EXERCISE OBJECTIVE => Render the material again word for word, skipping the pictures in it.
Start of DATA EXTRACT
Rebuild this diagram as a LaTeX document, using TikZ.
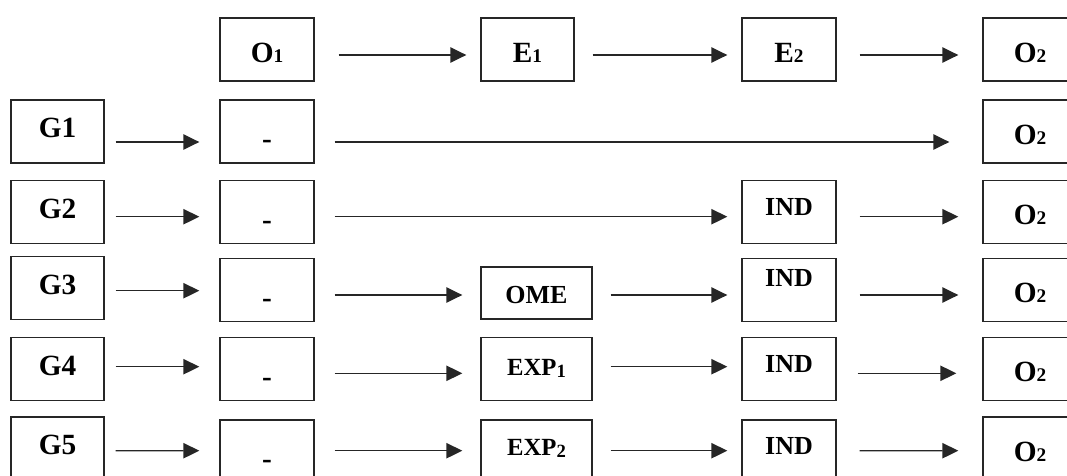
\documentclass[tikz,border=0pt]{standalone}
\usepackage{fontspec}
\setmainfont{Liberation Serif}
\usetikzlibrary{arrows.meta,calc}
\newcommand\sbd[1]{{\fontsize{14.5}{14}\selectfont #1}}
\newcommand\sbl[1]{\raisebox{-2pt}{\fontsize{14}{14}\selectfont #1}}
\tikzset{
  box/.style={draw=black!85, line width=1pt, inner sep=0pt, minimum height=47.25pt, text depth=0pt},
  wG/.style={minimum width=69.75pt},
  wM/.style={minimum width=70.5pt},
  wX/.style={minimum width=83.25pt},
  gtx/.style={font={\bfseries\fontsize{22}{24}\selectfont}, text height=9pt},
  oetx/.style={font={\bfseries\fontsize{22}{24}\selectfont}, text height=18.75pt},
  dtx/.style={font={\bfseries\fontsize{22}{24}\selectfont}, text height=25.5pt},
  indtx/.style={font={\bfseries\fontsize{19.5}{21}\selectfont}, text height=4.5pt},
  omtx/.style={font={\bfseries\fontsize{19.5}{21}\selectfont}, text height=15pt},
  exptx/.style={font={\bfseries\fontsize{18.5}{20}\selectfont}, text height=9pt},
  arr/.style={draw=black!85, line width=1pt, -{Triangle[length=12pt,width=11.5pt]}}
}
\begin{document}
\begin{tikzpicture}[x=0.75pt,y=-0.75pt]
\useasboundingbox (0,0) rectangle (1067,475);
\clip (0,0) rectangle (1067,475);
% row 0
\node[box,wM,oetx] (o1) at (267,49.5) {O\sbd{1}};
\node[box,wG,oetx] (e1) at (527.5,49.5) {E\sbd{1}};
\node[box,wM,oetx] (e2) at (789,49.5) {E\sbd{2}};
\node[box,wM,oetx] (o20) at (1030,49.5) {O\sbd{2}};
% row 1
\node[box,wG,gtx] (g1) at (57.5,131.5) {G1};
\node[box,wM,dtx] (m1) at (267,131.5) {-};
\node[box,wM,oetx] (o21) at (1030,131.5) {O\sbd{2}};
% row 2
\node[box,wG,gtx] (g2) at (57.5,212) {G2};
\node[box,wM,dtx] (m2) at (267,212) {-};
\node[box,wM,indtx] (i2) at (789,212) {IND};
\node[box,wM,oetx] (o22) at (1030,212) {O\sbd{2}};
% row 3
\node[box,wG,gtx] (g3) at (57.5,288) {G3};
\node[box,wM,dtx] (m3) at (267,290) {-};
\node[box,wX,omtx,minimum height=39pt] (ome) at (536.5,293) {OME};
\node[box,wM,indtx,text height=0pt,text depth=5pt] (i3) at (789,290) {IND};
\node[box,wM,oetx] (o23) at (1030,290) {O\sbd{2}};
% row 4
\node[box,wG,gtx] (g4) at (57.5,369) {G4};
\node[box,wM,dtx] (m4) at (267,369) {-};
\node[box,wX,exptx] (x1) at (536.5,369) {EXP\sbl{1}};
\node[box,wM,indtx] (i4) at (789,369) {IND};
\node[box,wM,oetx] (o24) at (1030,369) {O\sbd{2}};
% row 5
\node[box,wG,gtx] (g5) at (57.5,448.5) {G5};
\node[box,wM,dtx] (m5) at (267,451.5) {-};
\node[box,wX,exptx,text height=5.25pt] (x2) at (536.5,451.5) {EXP\sbl{2}};
\node[box,wM,indtx,text height=3.75pt] (i5) at (789,451.5) {IND};
\node[box,wM,oetx] (o25) at (1030,448.5) {O\sbd{2}};
% arrows row 0
\draw[arr] ($(o1.east)+(24,5.5)$) -- ($(e1.west)+(-14,5.5)$);
\draw[arr] ($(e1.east)+(18,5.5)$) -- ($(e2.west)+(-14,5.5)$);
\draw[arr] ($(e2.east)+(23,5.5)$) -- ($(o20.west)+(-24,5.5)$);
% row 1
\draw[arr] ($(g1.east)+(11,10.5)$) -- ($(m1.west)+(-20,10.5)$);
\draw[arr] ($(m1.east)+(20,10.5)$) -- ($(o21.west)+(-33,10.5)$);
% row 2
\draw[arr] ($(g2.east)+(11,4.7)$) -- ($(m2.west)+(-20,4.7)$);
\draw[arr] ($(m2.east)+(20,4.7)$) -- ($(i2.west)+(-14,4.7)$);
\draw[arr] ($(i2.east)+(23,4.7)$) -- ($(o22.west)+(-24,4.7)$);
% row 3
\draw[arr] ($(g3.east)+(11,2.7)$) -- ($(m3.west)+(-20,0.7)$);
\draw[arr] ($(m3.east)+(20,5)$) -- ($(ome.west)+(-18,2)$);
\draw[arr] ($(ome.east)+(18,2)$) -- ($(i3.west)+(-14,5)$);
\draw[arr] ($(i3.east)+(23,5)$) -- ($(o23.west)+(-24,5)$);
% row 4
\draw[arr] ($(g4.east)+(11,-2.3)$) -- ($(m4.west)+(-20,-2.3)$);
\draw[arr] ($(m4.east)+(20,4.3)$) -- ($(x1.west)+(-18,4.3)$);
\draw[arr] ($(x1.east)+(18,-2.3)$) -- ($(i4.west)+(-14,-2.3)$);
\draw[arr] ($(i4.east)+(21,4.3)$) -- ($(o24.west)+(-26,4.3)$);
% row 5
\draw[arr] ($(g5.east)+(11,2.2)$) -- ($(m5.west)+(-20,-0.8)$);
\draw[arr] ($(m5.east)+(20,-0.8)$) -- ($(x2.west)+(-18,-0.8)$);
\draw[arr] ($(x2.east)+(18,-0.8)$) -- ($(i5.west)+(-14,-0.8)$);
\draw[arr] ($(i5.east)+(23,-0.8)$) -- ($(o25.west)+(-24,2.2)$);
\end{tikzpicture}
\end{document}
End of DATA EXTRACT
THE COMPLETED TASK =>
Rebuild this diagram as a LaTeX document, using TikZ.
\documentclass[tikz,border=0pt]{standalone}
\usepackage{fontspec}
\setmainfont{Liberation Serif}
\usetikzlibrary{arrows.meta,calc}
\newcommand\sbd[1]{{\fontsize{14.5}{14}\selectfont #1}}
\newcommand\sbl[1]{\raisebox{-2pt}{\fontsize{14}{14}\selectfont #1}}
\tikzset{
  box/.style={draw=black!85, line width=1pt, inner sep=0pt, minimum height=47.25pt, text depth=0pt},
  wG/.style={minimum width=69.75pt},
  wM/.style={minimum width=70.5pt},
  wX/.style={minimum width=83.25pt},
  gtx/.style={font={\bfseries\fontsize{22}{24}\selectfont}, text height=9pt},
  oetx/.style={font={\bfseries\fontsize{22}{24}\selectfont}, text height=18.75pt},
  dtx/.style={font={\bfseries\fontsize{22}{24}\selectfont}, text height=25.5pt},
  indtx/.style={font={\bfseries\fontsize{19.5}{21}\selectfont}, text height=4.5pt},
  omtx/.style={font={\bfseries\fontsize{19.5}{21}\selectfont}, text height=15pt},
  exptx/.style={font={\bfseries\fontsize{18.5}{20}\selectfont}, text height=9pt},
  arr/.style={draw=black!85, line width=1pt, -{Triangle[length=12pt,width=11.5pt]}}
}
\begin{document}
\begin{tikzpicture}[x=0.75pt,y=-0.75pt]
\useasboundingbox (0,0) rectangle (1067,475);
\clip (0,0) rectangle (1067,475);
% row 0
\node[box,wM,oetx] (o1) at (267,49.5) {O\sbd{1}};
\node[box,wG,oetx] (e1) at (527.5,49.5) {E\sbd{1}};
\node[box,wM,oetx] (e2) at (789,49.5) {E\sbd{2}};
\node[box,wM,oetx] (o20) at (1030,49.5) {O\sbd{2}};
% row 1
\node[box,wG,gtx] (g1) at (57.5,131.5) {G1};
\node[box,wM,dtx] (m1) at (267,131.5) {-};
\node[box,wM,oetx] (o21) at (1030,131.5) {O\sbd{2}};
% row 2
\node[box,wG,gtx] (g2) at (57.5,212) {G2};
\node[box,wM,dtx] (m2) at (267,212) {-};
\node[box,wM,indtx] (i2) at (789,212) {IND};
\node[box,wM,oetx] (o22) at (1030,212) {O\sbd{2}};
% row 3
\node[box,wG,gtx] (g3) at (57.5,288) {G3};
\node[box,wM,dtx] (m3) at (267,290) {-};
\node[box,wX,omtx,minimum height=39pt] (ome) at (536.5,293) {OME};
\node[box,wM,indtx,text height=0pt,text depth=5pt] (i3) at (789,290) {IND};
\node[box,wM,oetx] (o23) at (1030,290) {O\sbd{2}};
% row 4
\node[box,wG,gtx] (g4) at (57.5,369) {G4};
\node[box,wM,dtx] (m4) at (267,369) {-};
\node[box,wX,exptx] (x1) at (536.5,369) {EXP\sbl{1}};
\node[box,wM,indtx] (i4) at (789,369) {IND};
\node[box,wM,oetx] (o24) at (1030,369) {O\sbd{2}};
% row 5
\node[box,wG,gtx] (g5) at (57.5,448.5) {G5};
\node[box,wM,dtx] (m5) at (267,451.5) {-};
\node[box,wX,exptx,text height=5.25pt] (x2) at (536.5,451.5) {EXP\sbl{2}};
\node[box,wM,indtx,text height=3.75pt] (i5) at (789,451.5) {IND};
\node[box,wM,oetx] (o25) at (1030,448.5) {O\sbd{2}};
% arrows row 0
\draw[arr] ($(o1.east)+(24,5.5)$) -- ($(e1.west)+(-14,5.5)$);
\draw[arr] ($(e1.east)+(18,5.5)$) -- ($(e2.west)+(-14,5.5)$);
\draw[arr] ($(e2.east)+(23,5.5)$) -- ($(o20.west)+(-24,5.5)$);
% row 1
\draw[arr] ($(g1.east)+(11,10.5)$) -- ($(m1.west)+(-20,10.5)$);
\draw[arr] ($(m1.east)+(20,10.5)$) -- ($(o21.west)+(-33,10.5)$);
% row 2
\draw[arr] ($(g2.east)+(11,4.7)$) -- ($(m2.west)+(-20,4.7)$);
\draw[arr] ($(m2.east)+(20,4.7)$) -- ($(i2.west)+(-14,4.7)$);
\draw[arr] ($(i2.east)+(23,4.7)$) -- ($(o22.west)+(-24,4.7)$);
% row 3
\draw[arr] ($(g3.east)+(11,2.7)$) -- ($(m3.west)+(-20,0.7)$);
\draw[arr] ($(m3.east)+(20,5)$) -- ($(ome.west)+(-18,2)$);
\draw[arr] ($(ome.east)+(18,2)$) -- ($(i3.west)+(-14,5)$);
\draw[arr] ($(i3.east)+(23,5)$) -- ($(o23.west)+(-24,5)$);
% row 4
\draw[arr] ($(g4.east)+(11,-2.3)$) -- ($(m4.west)+(-20,-2.3)$);
\draw[arr] ($(m4.east)+(20,4.3)$) -- ($(x1.west)+(-18,4.3)$);
\draw[arr] ($(x1.east)+(18,-2.3)$) -- ($(i4.west)+(-14,-2.3)$);
\draw[arr] ($(i4.east)+(21,4.3)$) -- ($(o24.west)+(-26,4.3)$);
% row 5
\draw[arr] ($(g5.east)+(11,2.2)$) -- ($(m5.west)+(-20,-0.8)$);
\draw[arr] ($(m5.east)+(20,-0.8)$) -- ($(x2.west)+(-18,-0.8)$);
\draw[arr] ($(x2.east)+(18,-0.8)$) -- ($(i5.west)+(-14,-0.8)$);
\draw[arr] ($(i5.east)+(23,-0.8)$) -- ($(o25.west)+(-24,2.2)$);
\end{tikzpicture}
\end{document}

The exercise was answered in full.